The examples that we used are all related to laws that have either passed in various states, or are in the legislative pipeline and considered very likely to pass. The example of "a Muslim user talking about experiencing discrimination at work" is taken from Florida's HB 7 (2022), in which Florida determines that any reference to structural inequality or discrimination based on "race, color, national origin, sex, disability, religion, or marital status" is inappropriate for people under 18. If the (unelected and unaccountable) panel that the law requires California to set up to determine what's "harmful to minors" decided that they agree, under AB 2273, they could require sites such as us to age-lock that content to only people who had verified their age as over 18. Multiple studies have repeatedly shown that every effort to categorize content as "harmful to minors" ever studied has disproportionately affected content by and about marginalized people: believing this effort will be the first ever to avoid doing that is unrealistic.
Obscenity has a very specific definition under US law: it isn't "anything that people feel is inappropriate for children". The definition of obscenity was first articulated in the Supreme Court case Miller v. California, 413 U.S. 15 (1973), and has been codified into Federal law in several subsequent laws; for material to be obscene, a court must determine:
1. whether the average person, applying contemporary community standards, would find that the work, taken as a whole, appeals to the prurient interest; and;
2. whether the work depicts or describes, in an offensive way, sexual conduct or excretory functions; and;
3. whether the work, taken as a whole, lacks serious literary, artistic, political, or scientific value.
If content doesn't meet all three definitions, it isn't obscene, and placing legal restrictions on it violates the First Amendment. A very small part of the content California is seeking to age-gate as "harmful to minors" may fall into the definitions of obscenity, but the law as passed covers an incredible amount of material that does have the "literary, artistic, political, or scientific value" that the decision in Miller v California specifically protects. This isn't a law about restricting obscene material; it covers an incredible amount of protected speech that falls well outside those definitions.
There's a tremendous amount of First Amendment jurisprudence establishing that efforts to regulate "indecent" content that does not meet the legal definition of "obscenity" violate the First Amendment, and that it's also a violation of the First Amendment to force adults to identify, de-anonymize, and verify their ages online in order to access protected speech.
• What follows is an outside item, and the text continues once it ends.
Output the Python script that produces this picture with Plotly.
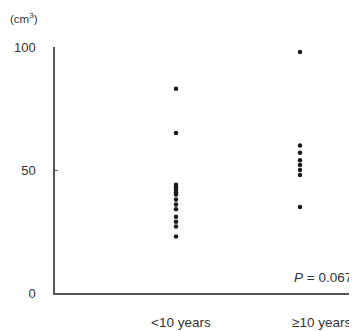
import plotly.graph_objects as go

groups = ["<10 years", "≥10 years"]
lt10_values = [83, 65, 44, 43, 42, 41, 40, 38, 36, 34, 31, 29, 27, 23]
ge10_values = [98, 60, 57, 54, 52, 50, 48, 35]
p_text = "<i>P</i> = 0.067"

fig = go.Figure()
for i, vals in enumerate([lt10_values, ge10_values]):
    fig.add_trace(go.Scatter(
        x=[i] * len(vals), y=vals, mode="markers",
        marker=dict(color="#1a1a1a", size=4.5),
        showlegend=False, hoverinfo="y"))

label_x = [0.04, 1.17]
for lx, g in zip(label_x, groups):
    fig.add_annotation(x=lx, y=0, xref="x", yref="paper", yanchor="middle", yshift=-29,
                       text=g, showarrow=False,
                       font=dict(size=13.5, color="#333"))

fig.add_annotation(x=1, y=0, xref="paper", yref="paper", xanchor="right", yanchor="bottom",
                   xshift=-3, yshift=6, text=p_text, showarrow=False,
                   font=dict(size=13.5, color="#333"))
fig.add_annotation(x=0, y=1, xref="paper", yref="paper", xanchor="left", yanchor="middle",
                   xshift=-47, yshift=29, text="(cm<sup>3</sup>)", showarrow=False,
                   font=dict(size=11.5, color="#333"))

fig.update_layout(
    width=349, height=323,
    margin=dict(l=47, r=0, t=39, b=38),
    paper_bgcolor="white", plot_bgcolor="white",
    font=dict(family="Liberation Sans, Arial, sans-serif", size=13, color="#333"),
    xaxis=dict(range=[-0.976, 1.46], showticklabels=False, showgrid=False, zeroline=False,
               showline=True, linecolor="#555", linewidth=1.5, ticks=""),
    yaxis=dict(range=[0, 100], tickvals=[0, 50, 100], showgrid=False, zeroline=False,
               showline=True, linecolor="#555", linewidth=1.5, ticks="inside", ticklen=3,
               tickcolor="#555", ticklabelstandoff=15),
)

fig.write_html("out.html")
I really do urge you to look up the history I referenced in the post at the very least: the Communications Decency Act of 1996 covered substantially similar content, make substantially similar arguments for restricting it, and proposed substantially similar age-gating for adults to access it, and the Supreme Court decision in Reno v. American Civil Liberties Union makes it very clear why it was unconstitutional. There's a number of cases that have followed on from it, many of which are referenced in the table of authorities in the motion for preliminary injunction that our third-party declaration was in support of, and I really do urge you to read up on them a bit if you aren't familiar with the history of US First Amendment jurisprudence as applied to the internet -- there are a lot of reasons why this law is unconstitutional, but Reno v ACLU in particular is extremely relevant.
Re: voice of dissent
Obscenity has a very specific definition under US law: it isn't "anything that people feel is inappropriate for children". The definition of obscenity was first articulated in the Supreme Court case Miller v. California, 413 U.S. 15 (1973), and has been codified into Federal law in several subsequent laws; for material to be obscene, a court must determine:
If content doesn't meet all three definitions, it isn't obscene, and placing legal restrictions on it violates the First Amendment. A very small part of the content California is seeking to age-gate as "harmful to minors" may fall into the definitions of obscenity, but the law as passed covers an incredible amount of material that does have the "literary, artistic, political, or scientific value" that the decision in Miller v California specifically protects. This isn't a law about restricting obscene material; it covers an incredible amount of protected speech that falls well outside those definitions.
There's a tremendous amount of First Amendment jurisprudence establishing that efforts to regulate "indecent" content that does not meet the legal definition of "obscenity" violate the First Amendment, and that it's also a violation of the First Amendment to force adults to identify, de-anonymize, and verify their ages online in order to access protected speech. I really do urge you to look up the history I referenced in the post at the very least: the Communications Decency Act of 1996 covered substantially similar content, make substantially similar arguments for restricting it, and proposed substantially similar age-gating for adults to access it, and the Supreme Court decision in Reno v. American Civil Liberties Union makes it very clear why it was unconstitutional. There's a number of cases that have followed on from it, many of which are referenced in the table of authorities in the motion for preliminary injunction that our third-party declaration was in support of, and I really do urge you to read up on them a bit if you aren't familiar with the history of US First Amendment jurisprudence as applied to the internet -- there are a lot of reasons why this law is unconstitutional, but Reno v ACLU in particular is extremely relevant.